Tuesday, September 20, 2016

  I think that's what old vert guys don't understand- when street skating blew up in the late 80s, it was organic and grassroots. Who killed vert? Rocco? The magazines? Skateboard companies? For me, it was Natas Kaupas, albeit unintentionally.
  I think Natas had the first modern street part. I know Tommy Guerrero in Future Primitive had the first ever street part. And for the time, it was really sick. But I think he does two ollies in the whole part.
  Back then, you really didn't see street skating that much. Photos in magazines. Or contest videos, like Streetstyle in Tempe, or Oceanside Street Attack (I love the names of old skateboard contests, they're so dramatic- Rampage in Kansas!, Toledo Vert Attack!, etc.). Those contests were so bad. Three fourths of them were vert guys going off launch ramps and doing g-turns and shit like that.
  The Santa Cruz video Wheels of Fire was the first time kids really saw actual, modern street skating. I can remember being at my friend's house and watching that video... and being blown the fuck away. That guy ollied a trash can! He does method airs out of driveways! He did a frontside 360 ollie! And so on. I think kids saw that, and forgot all about vert skating. I know I did.

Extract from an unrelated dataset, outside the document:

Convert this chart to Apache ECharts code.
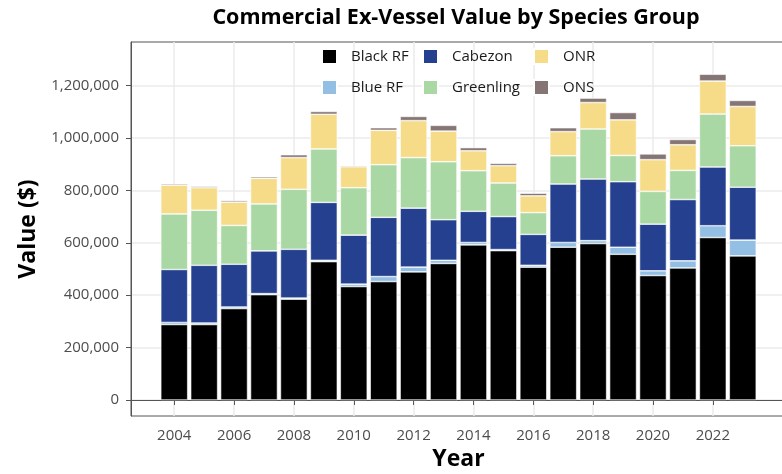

Saturday, September 17, 2016

  When I started skateboarding in the mid-to-late 80s, there was a lot of traveling involved. It was, "This kid on the other side of town has a ramp in his backyard", and then travelling to it. Or, "This guy five blocks away has a jump ramp", and then travelling to that. A lot of covering great distance to skateboard on some wooden contraption. 
  Once street skating became a thing... it wasn't like that anymore. It became about walking out the front door and finding a bench, or a wall, or a parking block, or even just flat ground to try kickflips. 
  I don't think skateboarders today can appreciate what a revelation that was. I don't have to travel miles to skateboard?! I can skate my neighborhood, and my surroundings? Holy shit!